>> begin

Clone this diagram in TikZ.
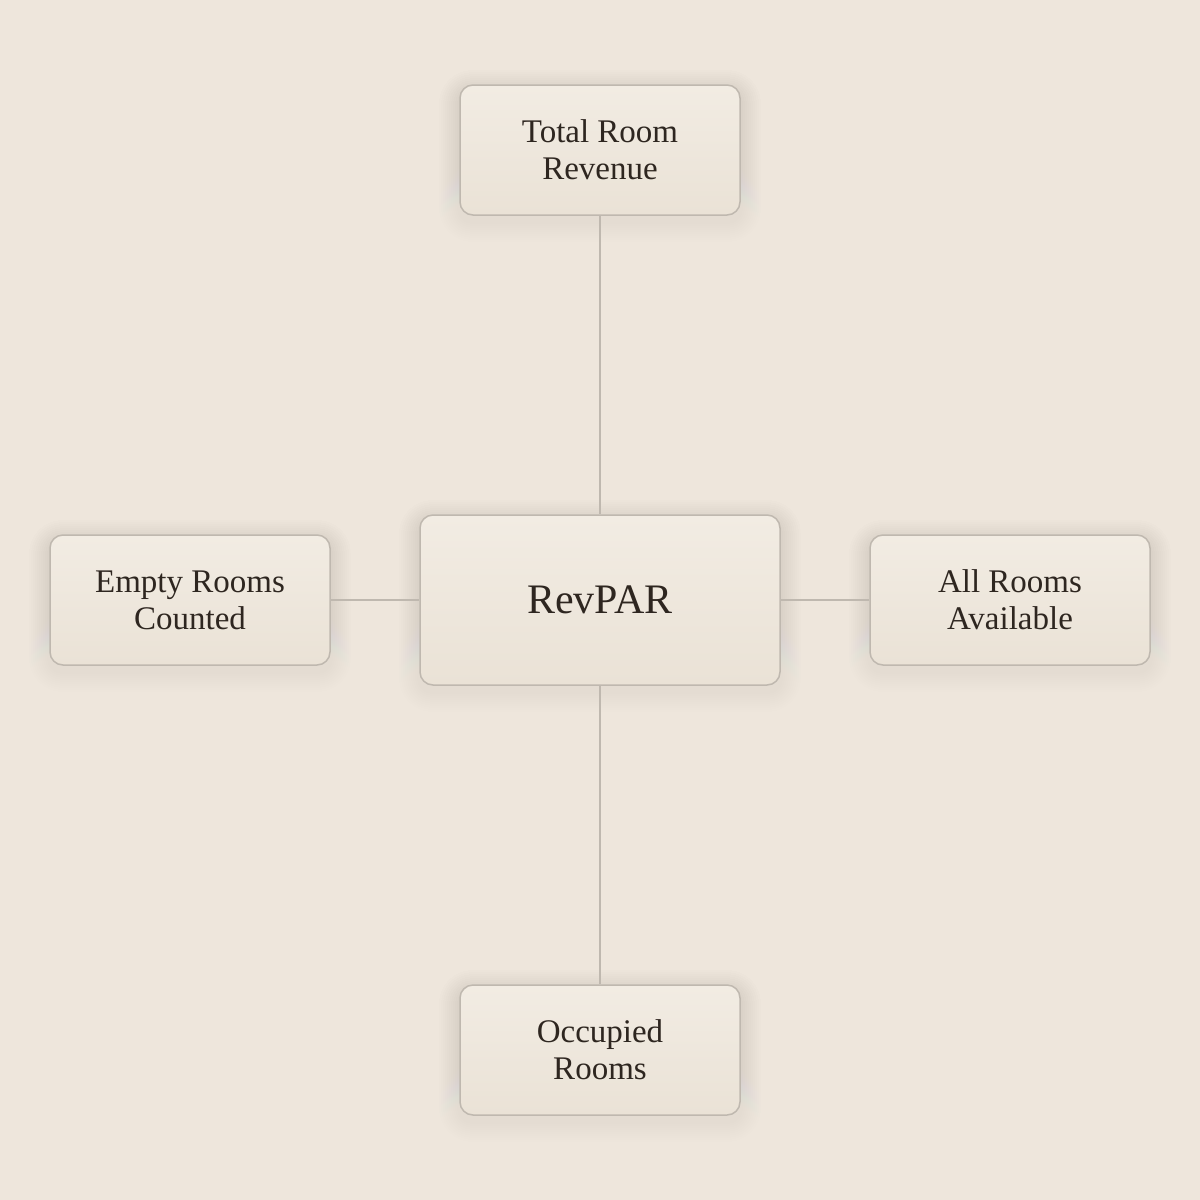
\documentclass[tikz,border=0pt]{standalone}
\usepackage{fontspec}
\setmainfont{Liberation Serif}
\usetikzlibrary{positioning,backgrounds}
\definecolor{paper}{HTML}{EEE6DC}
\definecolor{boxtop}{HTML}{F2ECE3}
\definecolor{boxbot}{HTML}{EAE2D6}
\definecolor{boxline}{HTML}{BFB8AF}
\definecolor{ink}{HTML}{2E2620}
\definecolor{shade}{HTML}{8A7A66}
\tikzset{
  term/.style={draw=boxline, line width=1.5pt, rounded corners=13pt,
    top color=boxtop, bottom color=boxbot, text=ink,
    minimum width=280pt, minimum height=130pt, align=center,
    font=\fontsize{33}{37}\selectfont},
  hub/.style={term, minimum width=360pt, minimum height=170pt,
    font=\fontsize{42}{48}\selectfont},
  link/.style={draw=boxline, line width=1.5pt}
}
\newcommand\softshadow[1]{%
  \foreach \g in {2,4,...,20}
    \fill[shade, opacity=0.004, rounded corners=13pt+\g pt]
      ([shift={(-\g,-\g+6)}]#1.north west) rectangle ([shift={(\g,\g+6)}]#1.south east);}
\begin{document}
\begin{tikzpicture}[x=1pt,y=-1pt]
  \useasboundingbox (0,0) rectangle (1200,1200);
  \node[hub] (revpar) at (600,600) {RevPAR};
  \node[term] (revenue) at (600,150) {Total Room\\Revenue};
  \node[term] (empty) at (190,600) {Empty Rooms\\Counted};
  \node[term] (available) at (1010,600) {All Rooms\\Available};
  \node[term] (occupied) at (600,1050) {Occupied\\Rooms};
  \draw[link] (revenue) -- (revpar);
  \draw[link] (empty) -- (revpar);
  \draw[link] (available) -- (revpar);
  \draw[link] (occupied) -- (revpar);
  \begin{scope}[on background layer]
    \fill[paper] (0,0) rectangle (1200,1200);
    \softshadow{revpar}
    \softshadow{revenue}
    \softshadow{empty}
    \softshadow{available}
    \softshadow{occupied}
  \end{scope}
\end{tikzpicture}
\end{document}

>> end

SET PROBLEM:
Copy every line above word for word and exclude the pictures.

EXERCISE ANSWER:
Clone this diagram in TikZ.
\documentclass[tikz,border=0pt]{standalone}
\usepackage{fontspec}
\setmainfont{Liberation Serif}
\usetikzlibrary{positioning,backgrounds}
\definecolor{paper}{HTML}{EEE6DC}
\definecolor{boxtop}{HTML}{F2ECE3}
\definecolor{boxbot}{HTML}{EAE2D6}
\definecolor{boxline}{HTML}{BFB8AF}
\definecolor{ink}{HTML}{2E2620}
\definecolor{shade}{HTML}{8A7A66}
\tikzset{
  term/.style={draw=boxline, line width=1.5pt, rounded corners=13pt,
    top color=boxtop, bottom color=boxbot, text=ink,
    minimum width=280pt, minimum height=130pt, align=center,
    font=\fontsize{33}{37}\selectfont},
  hub/.style={term, minimum width=360pt, minimum height=170pt,
    font=\fontsize{42}{48}\selectfont},
  link/.style={draw=boxline, line width=1.5pt}
}
\newcommand\softshadow[1]{%
  \foreach \g in {2,4,...,20}
    \fill[shade, opacity=0.004, rounded corners=13pt+\g pt]
      ([shift={(-\g,-\g+6)}]#1.north west) rectangle ([shift={(\g,\g+6)}]#1.south east);}
\begin{document}
\begin{tikzpicture}[x=1pt,y=-1pt]
  \useasboundingbox (0,0) rectangle (1200,1200);
  \node[hub] (revpar) at (600,600) {RevPAR};
  \node[term] (revenue) at (600,150) {Total Room\\Revenue};
  \node[term] (empty) at (190,600) {Empty Rooms\\Counted};
  \node[term] (available) at (1010,600) {All Rooms\\Available};
  \node[term] (occupied) at (600,1050) {Occupied\\Rooms};
  \draw[link] (revenue) -- (revpar);
  \draw[link] (empty) -- (revpar);
  \draw[link] (available) -- (revpar);
  \draw[link] (occupied) -- (revpar);
  \begin{scope}[on background layer]
    \fill[paper] (0,0) rectangle (1200,1200);
    \softshadow{revpar}
    \softshadow{revenue}
    \softshadow{empty}
    \softshadow{available}
    \softshadow{occupied}
  \end{scope}
\end{tikzpicture}
\end{document}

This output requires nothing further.